I have also been plugging away at Contes Populaires de Cambodge, du Laos, et du Siam, by Auguste Pavie, but it’s very slow going. I’ve been reading the same story all week, which at least means I don’t have to put up with the self-aggrandizing waffle Pavie uses to connect his poorly-retold folktales. I’m halfway through and can’t wait to be finished.

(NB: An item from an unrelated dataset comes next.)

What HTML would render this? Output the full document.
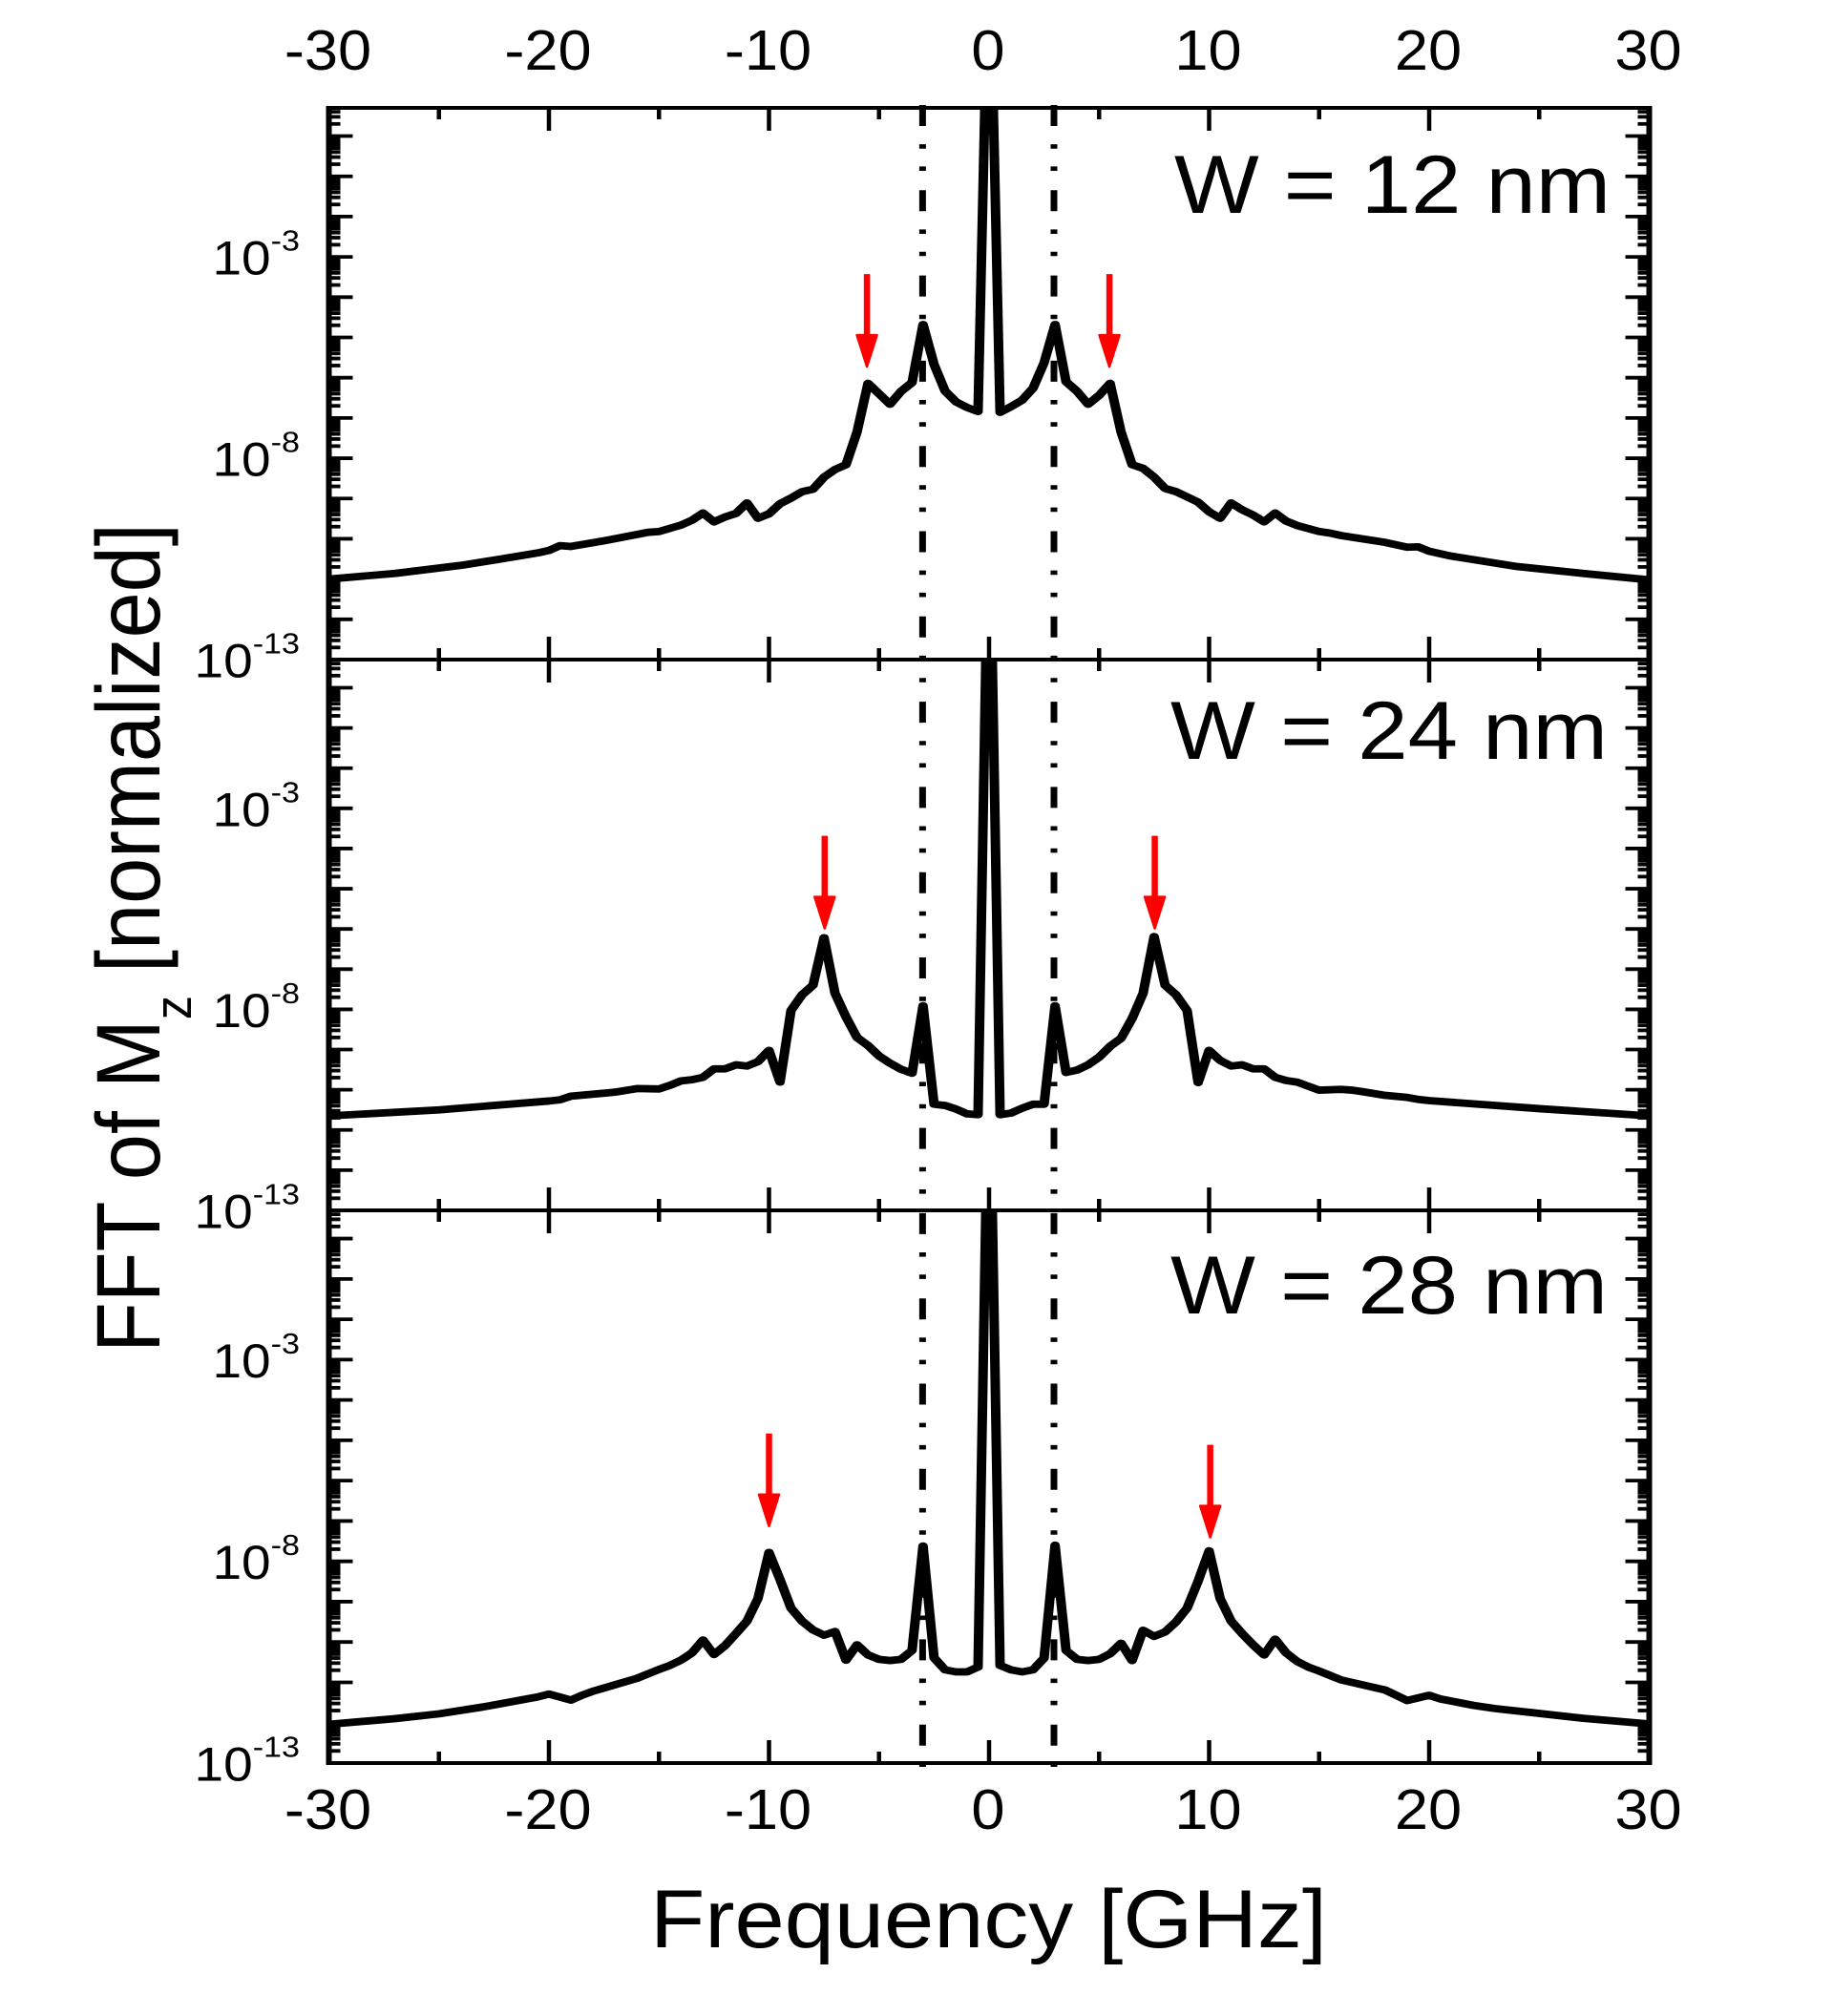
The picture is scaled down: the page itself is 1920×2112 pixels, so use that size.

Lastly, I started The Night Tiger by Yangsze Choo, which came out last year. I read The Ghost Bride for Malaysia and loved it, so I thought this would make some good plane reading and give me a break from old M. Pavie. The Ghost Bride was a historical fiction/fantasy mashup; The Night Tiger is in the same vein but with more mystery and a good dash of horror. And while The Ghost Bride was heavily concentrated on Chinese religion and folklore, The Night Tiger delves equally into the mythology of Malaysia. At the center of the mystery is the myth of the weretiger:

The conditions for a man to become a tiger seem to contradict each other. He either has to be a saint or an evildoer. In the case of a saint, the tiger is considered keramat and serves as a protective spirit, but evildoers are also reincarnated as tigers as punishment. And let’s not forget the harimau jadian, who aren’t even men, but beasts who wear human skins.

Again, I’m about halfway through it, and really love it so far although it’s starting to feel like Lost in that there are so many disparate mysterious elements and I’m worried about whether it’s possible for them all to come together in a satisfying resolution. I’ll let you know next week, hopefully.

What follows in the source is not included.